--- start DATASET EXCERPTS ---
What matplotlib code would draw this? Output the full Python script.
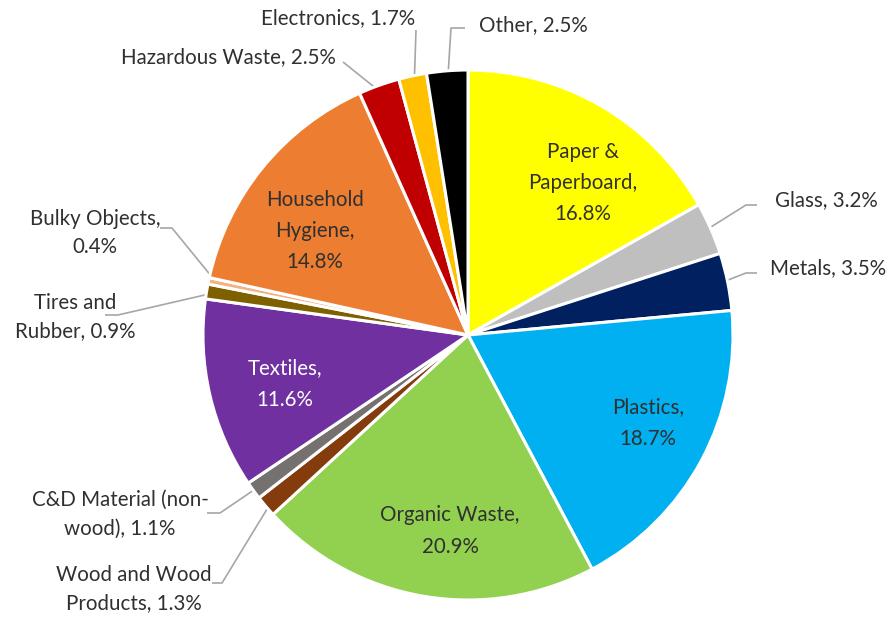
import numpy as np
import matplotlib
matplotlib.use("Agg")
import matplotlib.pyplot as plt

plt.rcParams["font.family"] = ["Lato", "DejaVu Sans"]

# Waste composition, clockwise from 12 o'clock
categories = ["Paper &\nPaperboard", "Glass", "Metals", "Plastics", "Organic Waste",
              "Wood and Wood\nProducts", "C&D Material (non-\nwood)", "Textiles",
              "Tires and\nRubber", "Bulky Objects,\n", "Household\nHygiene",
              "Hazardous Waste", "Electronics", "Other"]
shares = [16.8, 3.2, 3.5, 18.7, 20.9, 1.3, 1.1, 11.6, 0.9, 0.4, 14.8, 2.5, 1.7, 2.5]
colors = ["#FFFF00", "#BFBFBF", "#002060", "#00B0F0", "#92D050", "#843C0C", "#767171",
          "#7030A0", "#7F6000", "#F4B183", "#ED7D31", "#C00000", "#FFC000", "#000000"]

W, H = 894, 619
cx, cy, R = 468, 284, 265

fig = plt.figure(figsize=(W / 100, H / 100), dpi=100)
ax = fig.add_axes([0, 0, 1, 1])

wedges, _ = ax.pie(shares, colors=colors, startangle=90, counterclock=False,
                   center=(cx, cy), radius=R, frame=True,
                   wedgeprops=dict(edgecolor="white", linewidth=2.2))
ax.set_xlim(0, W)
ax.set_ylim(0, H)
ax.set_aspect("equal")
ax.axis("off")

txt = "#303030"
fs = 14.8


def label_text(i):
    name = categories[i]
    if name.endswith(",\n"):
        return name + "%.1f%%" % shares[i]
    if "\n" in name and i in (5, 6, 8):
        return name + ", %.1f%%" % shares[i]
    if "\n" in name:
        return name + ",\n%.1f%%" % shares[i]
    if i in (3, 4, 7):
        return name + ",\n%.1f%%" % shares[i]
    return name + ", %.1f%%" % shares[i]


def mid_angle(i):
    w = wedges[i]
    return np.deg2rad((w.theta1 + w.theta2) / 2)


# labels drawn inside the big slices: (index, x, y, color)
inside = [(0, 583, 436, txt), (10, 315, 388, txt), (7, 285, 235, "white"),
          (4, 450, 88, txt), (3, 648, 196, txt)]
for i, x, y, c in inside:
    ax.text(x, y, label_text(i), ha="center", va="center", fontsize=fs,
            color=c, linespacing=1.7)

# outside labels with leader lines: (index, text x, text y, ha, elbow, line end)
outside = [
    (1, 826, 419, "center", (746, 414), (757, 414)),
    (2, 828, 351, "center", (746, 346), (757, 346)),
    (11, 228, 562, "center", (343, 557), (343, 557)),
    (12, 338, 601, "center", (416, 589), (416, 589)),
    (13, 533, 594, "center", (451, 591), (465, 591)),
    (9, 95, 386, "center", (172, 391), (160, 391)),
    (8, 75, 302, "center", (118, 304), (105, 304)),
    (6, 120, 105, "center", (220, 106), (207, 106)),
    (5, 134, 30, "center", (222, 36), (212, 36)),
]
for i, x, y, ha, elbow, end in outside:
    a = mid_angle(i)
    r0 = R * 0.97
    p0 = (cx + r0 * np.cos(a), cy + r0 * np.sin(a))
    ax.plot([p0[0], elbow[0], end[0]], [p0[1], elbow[1], end[1]],
            color="#A6A6A6", lw=1.2, zorder=0.5, solid_capstyle="butt")
    ax.text(x, y, label_text(i), ha=ha, va="center", fontsize=fs,
            color=txt, linespacing=1.55)

fig.savefig("out.png", dpi=100, facecolor="white")
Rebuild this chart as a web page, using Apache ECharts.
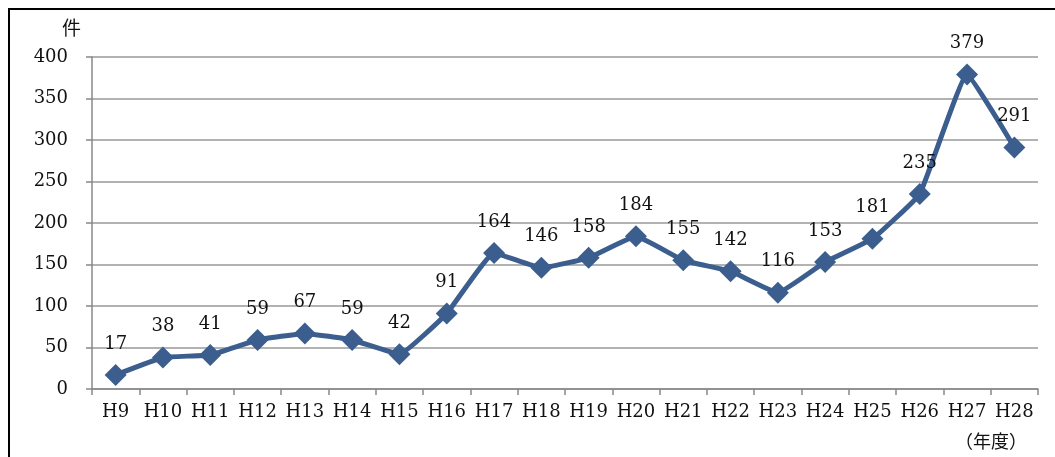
<!DOCTYPE html>
<html>
<head>
<meta charset="utf-8">
<script src="https://cdn.jsdelivr.net/npm/echarts@6/dist/echarts.min.js"></script>
<style>
  html, body { margin: 0; padding: 0; background: #fff; }
  #chart { width: 1055px; height: 457px; }
</style>
</head>
<body>
<div id="chart"></div>
<script>
var years = ['H9', 'H10', 'H11', 'H12', 'H13', 'H14', 'H15', 'H16', 'H17', 'H18',
             'H19', 'H20', 'H21', 'H22', 'H23', 'H24', 'H25', 'H26', 'H27', 'H28'];
var counts = [17, 38, 41, 59, 67, 59, 42, 91, 164, 146,
              158, 184, 155, 142, 116, 153, 181, 235, 379, 291];

var serif = '"DejaVu Serif", "Noto Sans CJK JP", serif';
var lineColor = '#3B5E8E';

var myChart = echarts.init(document.getElementById('chart'));

var option = {
    animation: false,
    grid: { left: 92, right: 17, top: 57, bottom: 68, containLabel: false },
    graphic: [
        {
            type: 'rect',
            shape: { x: 9, y: 9, width: 1080, height: 480 },
            style: { fill: 'none', stroke: '#000', lineWidth: 2 }
        },
        {
            type: 'text', left: 62, top: 21,
            style: { text: '件', font: '19px ' + serif, fill: '#111' }
        },
        {
            type: 'text', left: 955, top: 434,
            style: { text: '（年度）', font: '18px ' + serif, fill: '#111' }
        }
    ],
    xAxis: {
        type: 'category',
        data: years,
        boundaryGap: true,
        axisLine: { lineStyle: { color: '#888', width: 1.5 } },
        axisTick: { show: true, length: 6, alignWithLabel: false, lineStyle: { color: '#888', width: 1.5 } },
        axisLabel: { color: '#111', fontFamily: serif, fontSize: 18, margin: 14, interval: 0 }
    },
    yAxis: {
        type: 'value',
        min: 0, max: 400, interval: 50,
        axisLine: { show: true, lineStyle: { color: '#888', width: 1.5 } },
        axisTick: { show: true, length: 6, lineStyle: { color: '#888', width: 1.5 } },
        axisLabel: { color: '#111', fontFamily: serif, fontSize: 18, margin: 24 },
        splitLine: { lineStyle: { color: '#999', width: 1.5 } }
    },
    series: [
        {
            type: 'line',
            data: counts,
            smooth: 0.1,
            symbol: 'diamond',
            symbolSize: 22,
            itemStyle: { color: lineColor },
            lineStyle: { color: lineColor, width: 5 },
            label: {
                show: true,
                position: 'top',
                distance: 11,
                color: '#111',
                fontFamily: serif,
                fontSize: 18
            }
        }
    ]
};
myChart.setOption(option);
</script>
</body>
</html>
--- end DATASET EXCERPTS ---
#### DIRECTION:
Copy the listing in full and without alteration, omitting every picture.

#### FINISHED TASK:
What matplotlib code would draw this? Output the full Python script.
import numpy as np
import matplotlib
matplotlib.use("Agg")
import matplotlib.pyplot as plt

plt.rcParams["font.family"] = ["Lato", "DejaVu Sans"]

# Waste composition, clockwise from 12 o'clock
categories = ["Paper &\nPaperboard", "Glass", "Metals", "Plastics", "Organic Waste",
              "Wood and Wood\nProducts", "C&D Material (non-\nwood)", "Textiles",
              "Tires and\nRubber", "Bulky Objects,\n", "Household\nHygiene",
              "Hazardous Waste", "Electronics", "Other"]
shares = [16.8, 3.2, 3.5, 18.7, 20.9, 1.3, 1.1, 11.6, 0.9, 0.4, 14.8, 2.5, 1.7, 2.5]
colors = ["#FFFF00", "#BFBFBF", "#002060", "#00B0F0", "#92D050", "#843C0C", "#767171",
          "#7030A0", "#7F6000", "#F4B183", "#ED7D31", "#C00000", "#FFC000", "#000000"]

W, H = 894, 619
cx, cy, R = 468, 284, 265

fig = plt.figure(figsize=(W / 100, H / 100), dpi=100)
ax = fig.add_axes([0, 0, 1, 1])

wedges, _ = ax.pie(shares, colors=colors, startangle=90, counterclock=False,
                   center=(cx, cy), radius=R, frame=True,
                   wedgeprops=dict(edgecolor="white", linewidth=2.2))
ax.set_xlim(0, W)
ax.set_ylim(0, H)
ax.set_aspect("equal")
ax.axis("off")

txt = "#303030"
fs = 14.8


def label_text(i):
    name = categories[i]
    if name.endswith(",\n"):
        return name + "%.1f%%" % shares[i]
    if "\n" in name and i in (5, 6, 8):
        return name + ", %.1f%%" % shares[i]
    if "\n" in name:
        return name + ",\n%.1f%%" % shares[i]
    if i in (3, 4, 7):
        return name + ",\n%.1f%%" % shares[i]
    return name + ", %.1f%%" % shares[i]


def mid_angle(i):
    w = wedges[i]
    return np.deg2rad((w.theta1 + w.theta2) / 2)


# labels drawn inside the big slices: (index, x, y, color)
inside = [(0, 583, 436, txt), (10, 315, 388, txt), (7, 285, 235, "white"),
          (4, 450, 88, txt), (3, 648, 196, txt)]
for i, x, y, c in inside:
    ax.text(x, y, label_text(i), ha="center", va="center", fontsize=fs,
            color=c, linespacing=1.7)

# outside labels with leader lines: (index, text x, text y, ha, elbow, line end)
outside = [
    (1, 826, 419, "center", (746, 414), (757, 414)),
    (2, 828, 351, "center", (746, 346), (757, 346)),
    (11, 228, 562, "center", (343, 557), (343, 557)),
    (12, 338, 601, "center", (416, 589), (416, 589)),
    (13, 533, 594, "center", (451, 591), (465, 591)),
    (9, 95, 386, "center", (172, 391), (160, 391)),
    (8, 75, 302, "center", (118, 304), (105, 304)),
    (6, 120, 105, "center", (220, 106), (207, 106)),
    (5, 134, 30, "center", (222, 36), (212, 36)),
]
for i, x, y, ha, elbow, end in outside:
    a = mid_angle(i)
    r0 = R * 0.97
    p0 = (cx + r0 * np.cos(a), cy + r0 * np.sin(a))
    ax.plot([p0[0], elbow[0], end[0]], [p0[1], elbow[1], end[1]],
            color="#A6A6A6", lw=1.2, zorder=0.5, solid_capstyle="butt")
    ax.text(x, y, label_text(i), ha=ha, va="center", fontsize=fs,
            color=txt, linespacing=1.55)

fig.savefig("out.png", dpi=100, facecolor="white")
Rebuild this chart as a web page, using Apache ECharts.
<!DOCTYPE html>
<html>
<head>
<meta charset="utf-8">
<script src="https://cdn.jsdelivr.net/npm/echarts@6/dist/echarts.min.js"></script>
<style>
  html, body { margin: 0; padding: 0; background: #fff; }
  #chart { width: 1055px; height: 457px; }
</style>
</head>
<body>
<div id="chart"></div>
<script>
var years = ['H9', 'H10', 'H11', 'H12', 'H13', 'H14', 'H15', 'H16', 'H17', 'H18',
             'H19', 'H20', 'H21', 'H22', 'H23', 'H24', 'H25', 'H26', 'H27', 'H28'];
var counts = [17, 38, 41, 59, 67, 59, 42, 91, 164, 146,
              158, 184, 155, 142, 116, 153, 181, 235, 379, 291];

var serif = '"DejaVu Serif", "Noto Sans CJK JP", serif';
var lineColor = '#3B5E8E';

var myChart = echarts.init(document.getElementById('chart'));

var option = {
    animation: false,
    grid: { left: 92, right: 17, top: 57, bottom: 68, containLabel: false },
    graphic: [
        {
            type: 'rect',
            shape: { x: 9, y: 9, width: 1080, height: 480 },
            style: { fill: 'none', stroke: '#000', lineWidth: 2 }
        },
        {
            type: 'text', left: 62, top: 21,
            style: { text: '件', font: '19px ' + serif, fill: '#111' }
        },
        {
            type: 'text', left: 955, top: 434,
            style: { text: '（年度）', font: '18px ' + serif, fill: '#111' }
        }
    ],
    xAxis: {
        type: 'category',
        data: years,
        boundaryGap: true,
        axisLine: { lineStyle: { color: '#888', width: 1.5 } },
        axisTick: { show: true, length: 6, alignWithLabel: false, lineStyle: { color: '#888', width: 1.5 } },
        axisLabel: { color: '#111', fontFamily: serif, fontSize: 18, margin: 14, interval: 0 }
    },
    yAxis: {
        type: 'value',
        min: 0, max: 400, interval: 50,
        axisLine: { show: true, lineStyle: { color: '#888', width: 1.5 } },
        axisTick: { show: true, length: 6, lineStyle: { color: '#888', width: 1.5 } },
        axisLabel: { color: '#111', fontFamily: serif, fontSize: 18, margin: 24 },
        splitLine: { lineStyle: { color: '#999', width: 1.5 } }
    },
    series: [
        {
            type: 'line',
            data: counts,
            smooth: 0.1,
            symbol: 'diamond',
            symbolSize: 22,
            itemStyle: { color: lineColor },
            lineStyle: { color: lineColor, width: 5 },
            label: {
                show: true,
                position: 'top',
                distance: 11,
                color: '#111',
                fontFamily: serif,
                fontSize: 18
            }
        }
    ]
};
myChart.setOption(option);
</script>
</body>
</html>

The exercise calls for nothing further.